_TASK:_ Exclude images, then output the remaining data verbatim.
◆ ◆ ◆ ◆ ◆
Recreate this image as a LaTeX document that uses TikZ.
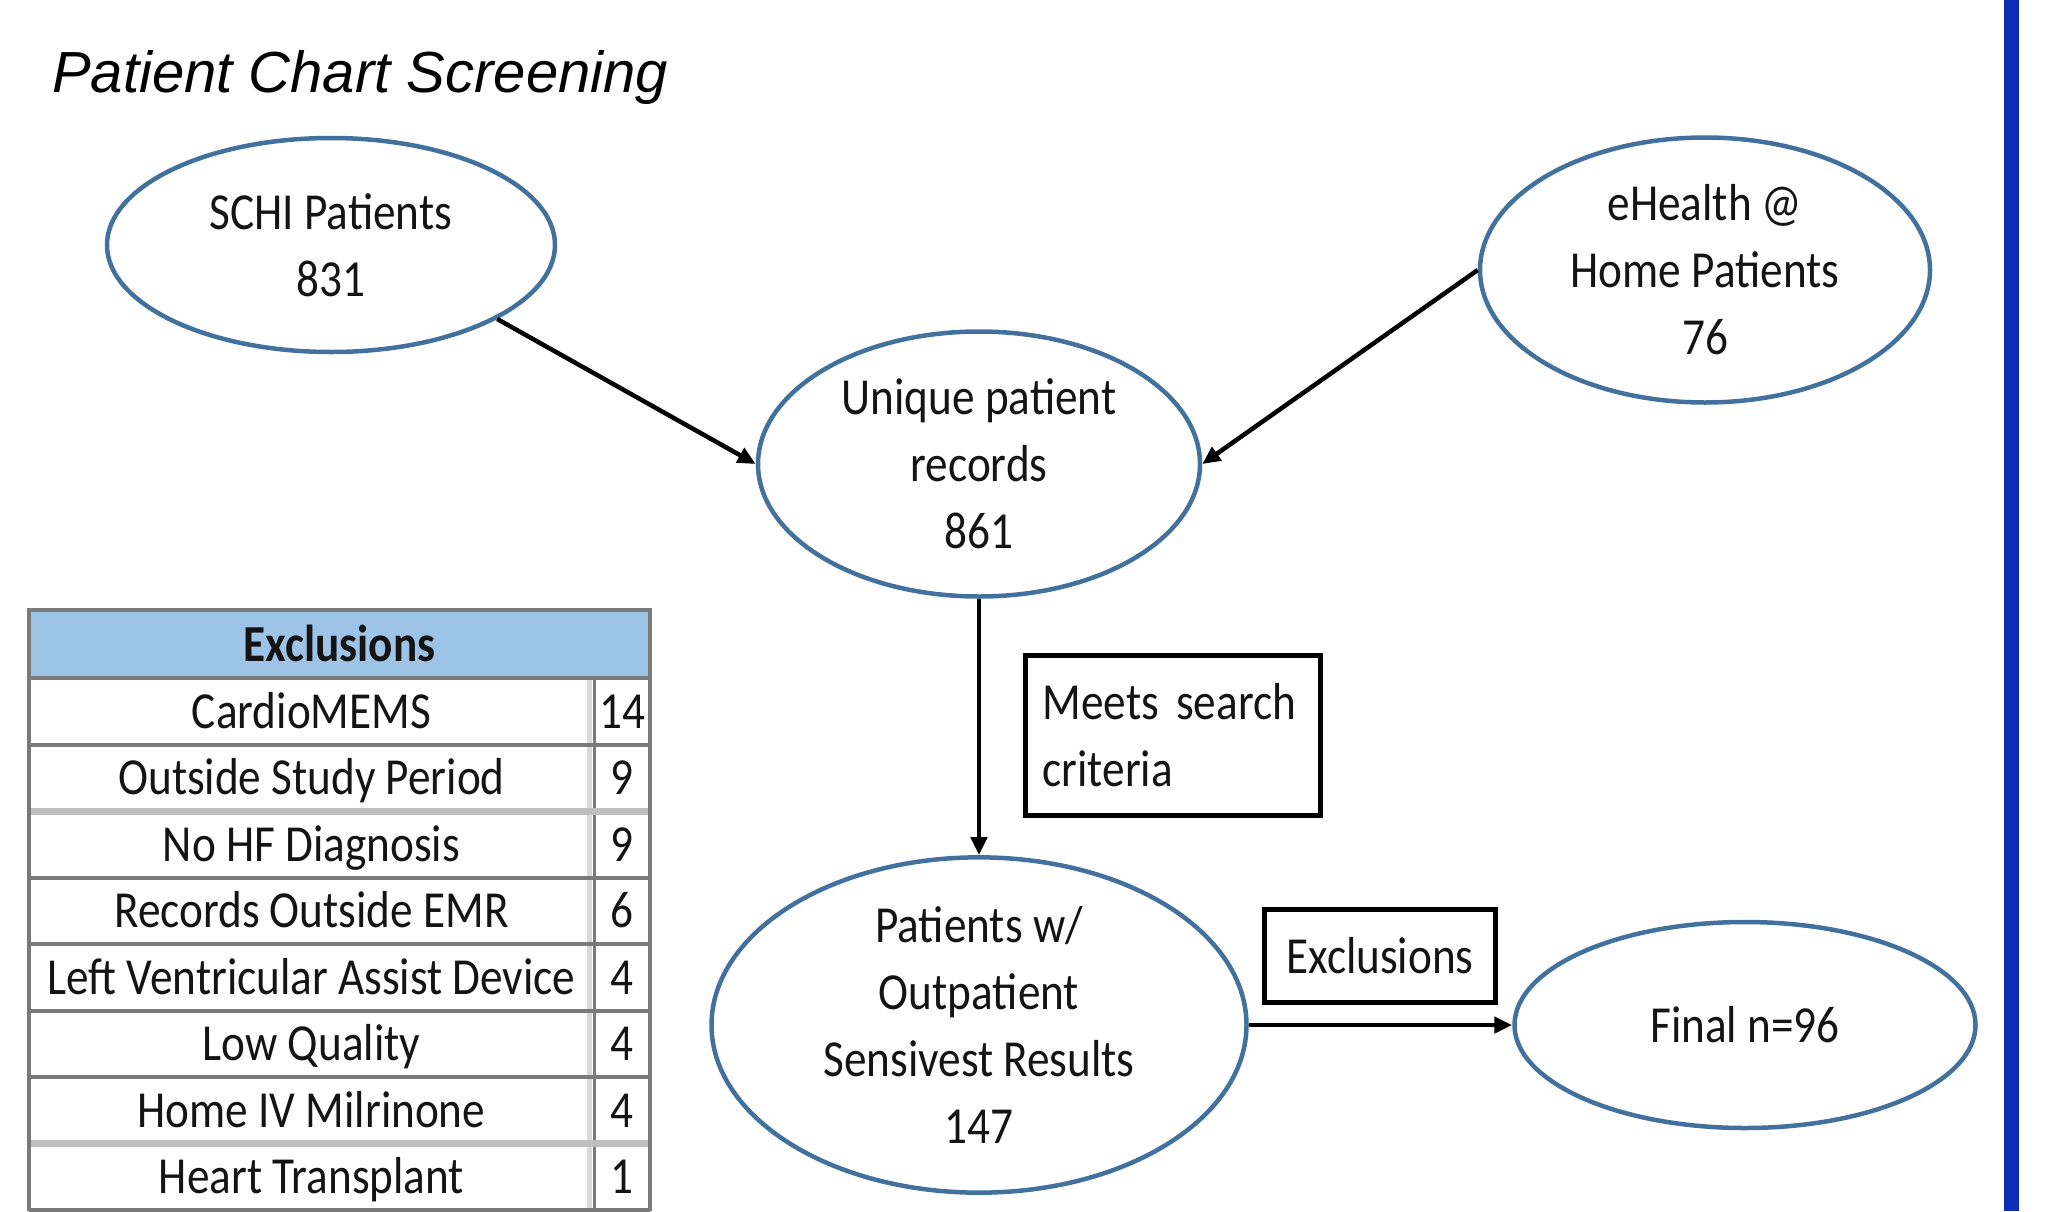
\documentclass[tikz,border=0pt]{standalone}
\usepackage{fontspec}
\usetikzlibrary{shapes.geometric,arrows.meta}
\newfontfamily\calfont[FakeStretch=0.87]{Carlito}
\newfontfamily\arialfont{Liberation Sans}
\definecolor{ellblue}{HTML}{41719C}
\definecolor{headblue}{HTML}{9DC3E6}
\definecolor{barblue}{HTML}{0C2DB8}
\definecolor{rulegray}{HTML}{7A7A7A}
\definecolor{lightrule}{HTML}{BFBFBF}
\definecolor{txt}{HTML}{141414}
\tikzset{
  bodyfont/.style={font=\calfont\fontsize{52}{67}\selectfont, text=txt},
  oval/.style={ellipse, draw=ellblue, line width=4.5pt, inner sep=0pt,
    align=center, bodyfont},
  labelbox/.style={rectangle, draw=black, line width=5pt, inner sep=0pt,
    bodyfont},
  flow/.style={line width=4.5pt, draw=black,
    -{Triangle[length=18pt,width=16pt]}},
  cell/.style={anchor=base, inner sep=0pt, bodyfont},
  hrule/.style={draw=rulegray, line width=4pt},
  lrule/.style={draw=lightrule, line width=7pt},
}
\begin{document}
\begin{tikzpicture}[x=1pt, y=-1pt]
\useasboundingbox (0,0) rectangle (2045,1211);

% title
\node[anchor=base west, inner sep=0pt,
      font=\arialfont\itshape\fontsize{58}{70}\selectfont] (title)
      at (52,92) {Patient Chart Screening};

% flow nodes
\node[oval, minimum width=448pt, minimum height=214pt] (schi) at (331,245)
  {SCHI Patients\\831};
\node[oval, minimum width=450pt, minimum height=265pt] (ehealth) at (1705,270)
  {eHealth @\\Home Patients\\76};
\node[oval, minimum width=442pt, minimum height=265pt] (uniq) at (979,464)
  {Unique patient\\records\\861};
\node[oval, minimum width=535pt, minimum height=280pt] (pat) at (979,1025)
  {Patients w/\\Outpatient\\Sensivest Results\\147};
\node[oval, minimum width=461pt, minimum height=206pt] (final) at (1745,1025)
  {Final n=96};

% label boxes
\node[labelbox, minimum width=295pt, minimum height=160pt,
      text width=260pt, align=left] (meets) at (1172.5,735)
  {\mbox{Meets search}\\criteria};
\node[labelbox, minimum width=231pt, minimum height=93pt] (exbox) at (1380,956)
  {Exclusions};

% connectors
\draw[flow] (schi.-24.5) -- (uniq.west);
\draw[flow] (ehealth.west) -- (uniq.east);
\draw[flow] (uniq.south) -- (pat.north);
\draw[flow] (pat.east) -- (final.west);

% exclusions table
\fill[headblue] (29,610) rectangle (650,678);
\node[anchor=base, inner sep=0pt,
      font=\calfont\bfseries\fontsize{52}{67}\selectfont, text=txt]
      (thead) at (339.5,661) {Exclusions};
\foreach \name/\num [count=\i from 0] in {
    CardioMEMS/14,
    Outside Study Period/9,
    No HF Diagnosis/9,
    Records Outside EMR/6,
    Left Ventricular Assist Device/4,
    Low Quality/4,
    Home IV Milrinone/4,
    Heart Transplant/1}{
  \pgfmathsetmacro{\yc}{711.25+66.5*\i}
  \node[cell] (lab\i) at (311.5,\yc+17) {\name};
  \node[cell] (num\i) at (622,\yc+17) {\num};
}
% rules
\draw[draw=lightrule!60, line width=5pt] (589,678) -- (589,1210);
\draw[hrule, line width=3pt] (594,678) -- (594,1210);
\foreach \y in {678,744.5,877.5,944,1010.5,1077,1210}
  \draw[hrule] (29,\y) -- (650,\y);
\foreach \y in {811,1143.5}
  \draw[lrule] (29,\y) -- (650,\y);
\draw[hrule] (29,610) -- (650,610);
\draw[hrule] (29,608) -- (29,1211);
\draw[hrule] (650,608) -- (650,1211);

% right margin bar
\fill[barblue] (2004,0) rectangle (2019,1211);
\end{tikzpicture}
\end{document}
◆ ◆ ◆ ◆ ◆
_TASK ANSWER:_
Recreate this image as a LaTeX document that uses TikZ.
\documentclass[tikz,border=0pt]{standalone}
\usepackage{fontspec}
\usetikzlibrary{shapes.geometric,arrows.meta}
\newfontfamily\calfont[FakeStretch=0.87]{Carlito}
\newfontfamily\arialfont{Liberation Sans}
\definecolor{ellblue}{HTML}{41719C}
\definecolor{headblue}{HTML}{9DC3E6}
\definecolor{barblue}{HTML}{0C2DB8}
\definecolor{rulegray}{HTML}{7A7A7A}
\definecolor{lightrule}{HTML}{BFBFBF}
\definecolor{txt}{HTML}{141414}
\tikzset{
  bodyfont/.style={font=\calfont\fontsize{52}{67}\selectfont, text=txt},
  oval/.style={ellipse, draw=ellblue, line width=4.5pt, inner sep=0pt,
    align=center, bodyfont},
  labelbox/.style={rectangle, draw=black, line width=5pt, inner sep=0pt,
    bodyfont},
  flow/.style={line width=4.5pt, draw=black,
    -{Triangle[length=18pt,width=16pt]}},
  cell/.style={anchor=base, inner sep=0pt, bodyfont},
  hrule/.style={draw=rulegray, line width=4pt},
  lrule/.style={draw=lightrule, line width=7pt},
}
\begin{document}
\begin{tikzpicture}[x=1pt, y=-1pt]
\useasboundingbox (0,0) rectangle (2045,1211);

% title
\node[anchor=base west, inner sep=0pt,
      font=\arialfont\itshape\fontsize{58}{70}\selectfont] (title)
      at (52,92) {Patient Chart Screening};

% flow nodes
\node[oval, minimum width=448pt, minimum height=214pt] (schi) at (331,245)
  {SCHI Patients\\831};
\node[oval, minimum width=450pt, minimum height=265pt] (ehealth) at (1705,270)
  {eHealth @\\Home Patients\\76};
\node[oval, minimum width=442pt, minimum height=265pt] (uniq) at (979,464)
  {Unique patient\\records\\861};
\node[oval, minimum width=535pt, minimum height=280pt] (pat) at (979,1025)
  {Patients w/\\Outpatient\\Sensivest Results\\147};
\node[oval, minimum width=461pt, minimum height=206pt] (final) at (1745,1025)
  {Final n=96};

% label boxes
\node[labelbox, minimum width=295pt, minimum height=160pt,
      text width=260pt, align=left] (meets) at (1172.5,735)
  {\mbox{Meets search}\\criteria};
\node[labelbox, minimum width=231pt, minimum height=93pt] (exbox) at (1380,956)
  {Exclusions};

% connectors
\draw[flow] (schi.-24.5) -- (uniq.west);
\draw[flow] (ehealth.west) -- (uniq.east);
\draw[flow] (uniq.south) -- (pat.north);
\draw[flow] (pat.east) -- (final.west);

% exclusions table
\fill[headblue] (29,610) rectangle (650,678);
\node[anchor=base, inner sep=0pt,
      font=\calfont\bfseries\fontsize{52}{67}\selectfont, text=txt]
      (thead) at (339.5,661) {Exclusions};
\foreach \name/\num [count=\i from 0] in {
    CardioMEMS/14,
    Outside Study Period/9,
    No HF Diagnosis/9,
    Records Outside EMR/6,
    Left Ventricular Assist Device/4,
    Low Quality/4,
    Home IV Milrinone/4,
    Heart Transplant/1}{
  \pgfmathsetmacro{\yc}{711.25+66.5*\i}
  \node[cell] (lab\i) at (311.5,\yc+17) {\name};
  \node[cell] (num\i) at (622,\yc+17) {\num};
}
% rules
\draw[draw=lightrule!60, line width=5pt] (589,678) -- (589,1210);
\draw[hrule, line width=3pt] (594,678) -- (594,1210);
\foreach \y in {678,744.5,877.5,944,1010.5,1077,1210}
  \draw[hrule] (29,\y) -- (650,\y);
\foreach \y in {811,1143.5}
  \draw[lrule] (29,\y) -- (650,\y);
\draw[hrule] (29,610) -- (650,610);
\draw[hrule] (29,608) -- (29,1211);
\draw[hrule] (650,608) -- (650,1211);

% right margin bar
\fill[barblue] (2004,0) rectangle (2019,1211);
\end{tikzpicture}
\end{document}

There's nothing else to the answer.